The festival director, Alberto Barbera, even reminded attenders to check films’s lengths when planning their schedules.
“One of the somewhat significant transformations the industry is going through concerns the duration of films. Movies used to have this standard running time of between 90 and 120 minutes, but now those movies are the exceptions to a norm,” Barbera told Variety.
“[It’s] due to several factors. One is the impact of TV series. The other is an attempt by the theatrical sector to counteract the competition of streamers by offering viewers more complex, richer, longer experiences at the movie theatre.”
Asked why he decided to make The Brutalist a film instead of a TV series, Corbet, who won awards at Venice in 2015 for his debut film The Childhood of a Leader, added: “In my experience, television is not a writer’s medium but an executive’s medium.”
Brody also spoke of working to “champion” the journey of film-makers who are “trying to make something indelible, with all the obstacles we have in this medium”.
The Oscar winner compared the story of The Brutalist with that of his own mother, a photographer who emigrated to the US during the Hungarian revolution of 1956.
“Much like László she lost her home and pursued a dream of being an artist. I understand a great deal about the repercussions of that on her life and her work as an artist … [The film] is fiction but it feels very real to me,” he said.
Brody has previously defended the runtime of the movie, telling Vanity Fair “it’s hard to tell a lifetime in a film”.

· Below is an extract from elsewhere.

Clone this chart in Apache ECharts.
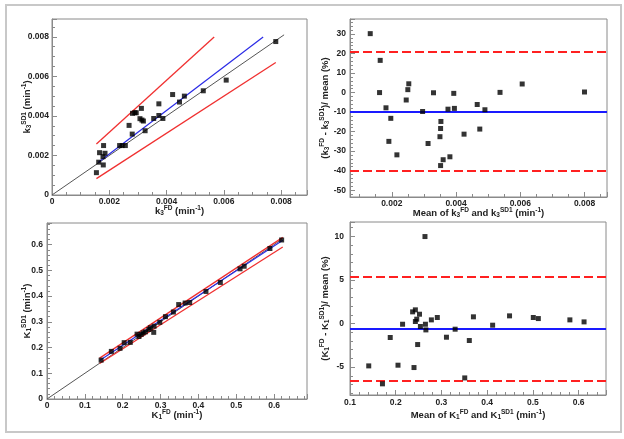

Research by What to Watch suggests the average running time of the most commercially successful films increased from 110 minutes in 1981 to 141 minutes in 2022.
But while nine out of the 10 highest-grossing films of all time clock in at more two hours, with three (Avengers: Endgame, Avatar: The Way of Water and Titanic) lasting more than three hours each, audiences have not always been onboard.
Earlier this year, a market research poll claimed to have established that 92 minutes was the “ideal” movie length for American audiences. Of 2,000 people surveyed, 15% said films of more than 120 minutes were acceptable, while only 2% were happy with a movie longer than 150 minutes.
The issue came to the fore recently after some cinemas interrupted screenings of the 206-minute Martin Scorsese picture Killers of the Flower Moon with an intermission. Scorsese defended his film’s running time, saying: “Give cinema some respect.”
Sarah Atkinson, a professor of screen media at King’s College London, said while intermissions could boost audience levels and concession sales for cinemas, “directors like Scorsese view it as compromising their artistic vision. In contrast, film-makers like Corbet have integrated an interval into the film itself, including a countdown so audiences know when to return to their seats”.
She added: “Films aren’t just getting longer, they’re getting bigger. The Brutalist was shot in 70mm to reflect the widescreen experience of its 1950s temporal setting … This reflects broader trends seen in films like Oppenheimer and Dune: Part Two, which also utilised 70mm and were marketed as must-see theatrical experiences.”
This emphasis on cinematic scale and spectacle, Atkinson said, “is part of a larger effort to preserve film’s status as a unique medium, distinct from home streaming and on a cultural par with theatre”.